China’s mood has close practical implications for us. It can affect American policy and our relations. For Americans who espouse human rights as a secular religion, China has always presented a major problem. For a century from 1844 to 1943 we enjoyed the privileges of the British-devised unequal treaties, which gave Americans in China the protection of American law. This extraterritoriality, now regarded in China as simple imperialism, must be recognized in retrospect as an American demand to enjoy in China our own type of civil liberties—legal rights to personal freedom, property-holding, and self-expression even by missionaries—which represented the liberal creed.
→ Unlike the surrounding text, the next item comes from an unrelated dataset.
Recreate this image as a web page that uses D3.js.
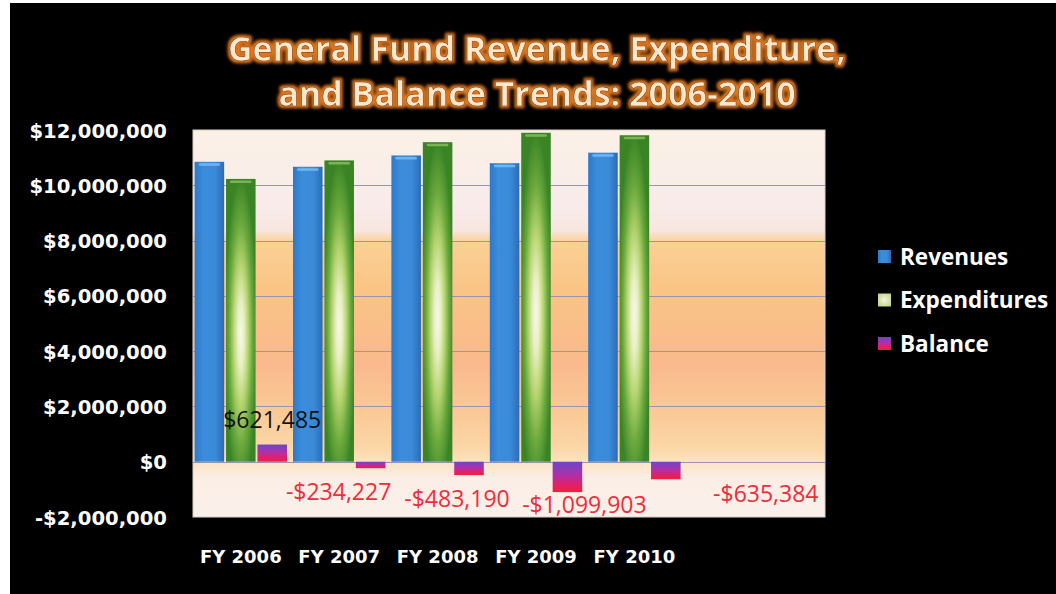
<!DOCTYPE html>
<html>
<head>
<meta charset="utf-8">
<script src="https://cdn.jsdelivr.net/npm/d3@7"></script>
<style>
  html, body { margin: 0; padding: 0; background: #ffffff; }
  svg { display: block; }
</style>
</head>
<body>
<svg id="chart" width="1056" height="594"></svg>
<script>
// ---- data ----
const categories = ["FY 2006", "FY 2007", "FY 2008", "FY 2009", "FY 2010"];
const seriesNames = ["Revenues", "Expenditures", "Balance"];
const revenues = [10850000, 10670000, 11080000, 10800000, 11180000];
const expenditures = [10230000, 10900000, 11560000, 11900000, 11810000];
const balance = [621485, -234227, -483190, -1099903, -635384];
const yTicks = [-2000000, 0, 2000000, 4000000, 6000000, 8000000, 10000000, 12000000];
const titleLines = ["General Fund Revenue, Expenditure,", "and Balance Trends: 2006-2010"];

// ---- layout ----
const W = 1056, H = 594;
const plot = { left: 193, right: 825, top: 130, bottom: 517 };
const labelLayout = [
  { dx: 0, y: 428 },   // offset from balance bar centre / absolute baseline
  { dx: -32, y: 500 },
  { dx: -12, y: 507 },
  { dx: 17, y: 513 },
  { dx: 100, y: 502 }
];

const svg = d3.select("#chart");
const defs = svg.append("defs");

// black frame
svg.append("rect").attr("x", 10).attr("y", 3).attr("width", W - 10).attr("height", H - 3).attr("fill", "#000");

// gradients
const bg = defs.append("linearGradient").attr("id", "bgGrad").attr("x1", 0).attr("y1", 0).attr("x2", 0).attr("y2", 1);
[[0, "#fbf1e6"], [0.2, "#f8ebea"], [0.26, "#f8e6e0"], [0.29, "#fbd094"], [0.42, "#f9c486"], [0.6, "#f9b98c"], [0.72, "#fbc896"], [0.82, "#fbd6a6"], [0.86, "#fbe4c4"], [0.9, "#fbeee6"], [1, "#faf0ea"]]
  .forEach(([o, c]) => bg.append("stop").attr("offset", o).attr("stop-color", c));

const blueG = defs.append("linearGradient").attr("id", "blueGrad").attr("x1", 0).attr("y1", 0).attr("x2", 1).attr("y2", 0);
[[0, "#2f78c8"], [0.3, "#3b8ddc"], [0.7, "#3a8ad8"], [1, "#2a6cb8"]]
  .forEach(([o, c]) => blueG.append("stop").attr("offset", o).attr("stop-color", c));

const greenG = defs.append("radialGradient").attr("id", "greenGrad").attr("cx", 0.5).attr("cy", 0.55).attr("r", 0.55).attr("fx", 0.5).attr("fy", 0.55);
[[0, "#f6f8e8"], [0.2, "#e8f0c4"], [0.45, "#b6d470"], [0.72, "#6aa83c"], [1, "#3a8426"]]
  .forEach(([o, c]) => greenG.append("stop").attr("offset", o).attr("stop-color", c));

const balG = defs.append("linearGradient").attr("id", "balGrad").attr("x1", 0).attr("y1", 0).attr("x2", 0).attr("y2", 1);
[[0, "#6a48c8"], [0.45, "#b030a8"], [0.75, "#e0206a"], [1, "#f0203c"]]
  .forEach(([o, c]) => balG.append("stop").attr("offset", o).attr("stop-color", c));

const legGreen = defs.append("radialGradient").attr("id", "legGreen").attr("cx", 0.5).attr("cy", 0.5).attr("r", 0.7);
[[0, "#f4f6dc"], [1, "#b8d080"]].forEach(([o, c]) => legGreen.append("stop").attr("offset", o).attr("stop-color", c));

// title glow filter
const f = defs.append("filter").attr("id", "glow").attr("x", "-10%").attr("y", "-40%").attr("width", "120%").attr("height", "180%");
f.append("feMorphology").attr("in", "SourceAlpha").attr("operator", "dilate").attr("radius", 2).attr("result", "d");
f.append("feGaussianBlur").attr("in", "d").attr("stdDeviation", 1.6).attr("result", "b");
f.append("feFlood").attr("flood-color", "#e2781c").attr("result", "c");
f.append("feComposite").attr("in", "c").attr("in2", "b").attr("operator", "in").attr("result", "g");
const fm = f.append("feMerge");
fm.append("feMergeNode").attr("in", "g");
fm.append("feMergeNode").attr("in", "SourceGraphic");

// scales
const y = d3.scaleLinear().domain([-2000000, 12000000]).range([plot.bottom, plot.top]);
const x0 = d3.scaleBand().domain(categories).range([191.6, 191.6 + 98.4 * categories.length]).paddingInner(0).paddingOuter(0);
const x1 = d3.scaleBand().domain(seriesNames).range([3, x0.bandwidth() - 3]).paddingInner(0.06).paddingOuter(0);

// plot background
svg.append("rect").attr("x", plot.left).attr("y", plot.top)
  .attr("width", plot.right - plot.left).attr("height", plot.bottom - plot.top)
  .attr("fill", "url(#bgGrad)").attr("stroke", "#d8d0c8").attr("stroke-width", 1);

// gridlines
svg.append("g").selectAll("line").data(yTicks.filter(t => t > -2000000 && t < 12000000)).join("line")
  .attr("x1", plot.left).attr("x2", plot.right)
  .attr("y1", d => Math.round(y(d)) + 0.5).attr("y2", d => Math.round(y(d)) + 0.5)
  .attr("stroke", "#9a94b4").attr("stroke-width", 1);

// y axis
const fmt = d => (d < 0 ? "-$" : "$") + d3.format(",")(Math.abs(d));
const yAxis = svg.append("g").attr("transform", `translate(${plot.left},0)`)
  .call(d3.axisLeft(y).tickValues(yTicks).tickFormat(fmt).tickSize(0).tickPadding(26));
yAxis.select(".domain").remove();
yAxis.selectAll("text").attr("fill", "#fff").attr("font-family", "'DejaVu Sans', sans-serif")
  .attr("font-weight", 700).attr("font-size", 19.6).attr("dy", "0.36em");

// x axis
const xAxis = svg.append("g").attr("transform", `translate(0,${plot.bottom})`)
  .call(d3.axisBottom(x0).tickSize(0).tickPadding(33));
xAxis.select(".domain").remove();
xAxis.selectAll("text").attr("fill", "#fff").attr("font-family", "'DejaVu Sans', sans-serif")
  .attr("font-weight", 700).attr("font-size", 18);

// bars
const rows = categories.map((c, i) => ({ cat: c, vals: [revenues[i], expenditures[i], balance[i]] }));
const fills = ["url(#blueGrad)", "url(#greenGrad)", "url(#balGrad)"];
const groups = svg.append("g").selectAll("g").data(rows).join("g")
  .attr("transform", d => `translate(${x0(d.cat)},0)`);
groups.selectAll("rect").data(d => d.vals.map((v, k) => ({ v, k }))).join("rect")
  .attr("x", d => x1(seriesNames[d.k]))
  .attr("width", x1.bandwidth())
  .attr("y", d => y(Math.max(0, d.v)))
  .attr("height", d => Math.abs(y(d.v) - y(0)))
  .attr("fill", d => fills[d.k]);
// top highlight on revenue / expenditure bars
groups.selectAll("rect.hl").data(d => d.vals.slice(0, 2).map((v, k) => ({ v, k }))).join("rect")
  .attr("class", "hl")
  .attr("x", d => x1(seriesNames[d.k]) + 4)
  .attr("width", x1.bandwidth() - 8)
  .attr("y", d => y(d.v) + 1.5)
  .attr("height", 2.5)
  .attr("rx", 1.2)
  .attr("fill", d => d.k === 0 ? "#7cc0f4" : "#8cc060")
  .attr("opacity", 0.8);

// data labels
svg.append("g").selectAll("text").data(balance).join("text")
  .attr("x", (d, i) => x0(categories[i]) + x1("Balance") + x1.bandwidth() / 2 + labelLayout[i].dx)
  .attr("y", (d, i) => labelLayout[i].y)
  .attr("text-anchor", "middle")
  .attr("font-family", "'Open Sans', sans-serif")
  .attr("font-size", 23)
  .attr("fill", d => d < 0 ? "#f02c3a" : "#111")
  .text(fmt);

// title
svg.append("g").selectAll("text").data(titleLines).join("text")
  .attr("x", 537).attr("y", (d, i) => 61 + i * 45)
  .attr("text-anchor", "middle")
  .attr("font-family", "'Open Sans', sans-serif")
  .attr("font-weight", 700).attr("font-size", 34)
  .attr("fill", "#fde8cc")
  .attr("stroke", "#7a3a10").attr("stroke-width", 0.6)
  .attr("filter", "url(#glow)")
  .text(d => d);

// legend
const legColors = ["url(#blueGrad)", "url(#legGreen)", "url(#balGrad)"];
const leg = svg.append("g").selectAll("g").data(seriesNames).join("g")
  .attr("transform", (d, i) => `translate(878,${250 + i * 43.5})`);
leg.append("rect").attr("width", 13).attr("height", 13).attr("fill", (d, i) => legColors[i]);
leg.append("text").attr("x", 22).attr("y", 14.5)
  .attr("fill", "#fff").attr("font-family", "'Open Sans', sans-serif")
  .attr("font-weight", 700).attr("font-size", 22.5)
  .text(d => d);
</script>
</body>
</html>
The current picture of the Chinese state and society dominating the individual highlights China’s lack of such a legal-liberal tradition. Chinese victimized by Mao’s revolution could not appeal to a sanction higher than the moral judgment of the masses allegedly represented by the Party organizers. The whole Chinese educated elite could thus be targeted as oppressors hated by Mao and his followers, partly, I suggest, because in time past the examination system had associated the educated with the rulers. Thus Mao’s class struggle, once unleashed, could set out like a jacquerie to destroy the very people most needed to bring China into the modern world.

Before we conclude that we face a struggle between American and Chinese systems of social order, let us remember, as our missionaries learned during the century of treaty privileges in China, that good and bad are scattered about in both societies and neither one has a monopoly of rectitude, sense, or efficiency. Today’s leader Deng Xiaoping was intended to be a principal victim of the Cultural Revolution and is now a principal survivor. We can expect Mr. Deng and his managerial colleagues to take constructive steps and mount reform programs just as Confucian reformers did repeatedly in the old days.

Meanwhile we have helmsman trouble ourselves. If by downgrading our esteem for the People’s Republic we seem to condone Mr. Reagan’s campaign rhetoric about upgrading relations with Taiwan, we can create trouble no one needs. At present the Deng Xiaoping regime sees the great need for intellectual skills such as exchanges with America can provide. Butterfield and Bernstein met many Chinese eager to escape abroad from the boring conformity of Chinese life. But the American example conveyed by TV and word of mouth can inspire both discontent with Chinese life and a backlash against America. We could, with our usual inadvertence, fill again the role of national enemy. Mao’s activation in politics of formerly inert rural masses roused an anti-intellectual, anti-foreign fanaticism that still lies somewhere below the surface. Peking has to steer its course with one eye on the mass of people and Party activists who were taught from childhood to see America as the great imperialist enemy.

Perhaps the most irksome thought to the Chinese patriot today is the realization that under Mao the Chinese people did stand up, free to make their own revolution, and then brought disaster upon themselves. This is humiliating. Blaming the Gang of Four is of course a fig leaf. The Chinese people followed Mao, and Mao blew it. But as with all great men it will appear in time that Mao led by keeping out in front of his followers. They are left to confront the paradox: China was great, now it is poor. Why? Who was the culprit?

In these circumstances we can draw at least one conclusion. For Mr. Reagan to “upgrade” Taiwan and undo the Nixon-Carter normalization which set up official relations only with Peking, and only unofficial relations with Taiwan, would play into the hands of Deng Xiaoping’s latent opposition. Taiwan is doing well, not damaged by Carter’s normalization with Peking. The regime there of course acclaims Mr. Reagan’s out-of-date sentiments and claims still to be the “sovereign Republic of China,” still defiant in the civil war that ended in fact in 1949. It conducts a wide-ranging public relations campaign focused especially on American state and city leaders. Delegations, paid guests, conferences, and official visits build bonds of friendship. Over 17,000 students come here from Taiwan yearly, compared with half that number from the PRC. We try to be friends with all Chinese and enjoy, sometimes naïvely, our warm relations with the People’s Republic as well as with Taiwan. But Taiwan’s inside track with Reaganite Republicans inspires a Peking counter-attack. It is not at all strange that Peking feels it has to make an issue of our arming Taiwan.

These trends if not halted could unexpectedly produce big disillusionment on both sides, mutual and reciprocal. If life in China has become as grim as Butterfield and Bernstein tell us, we should watch our step. China’s masses are not necessarily rational and may be a sleeping monster. And that may be precisely how they feel about us, too.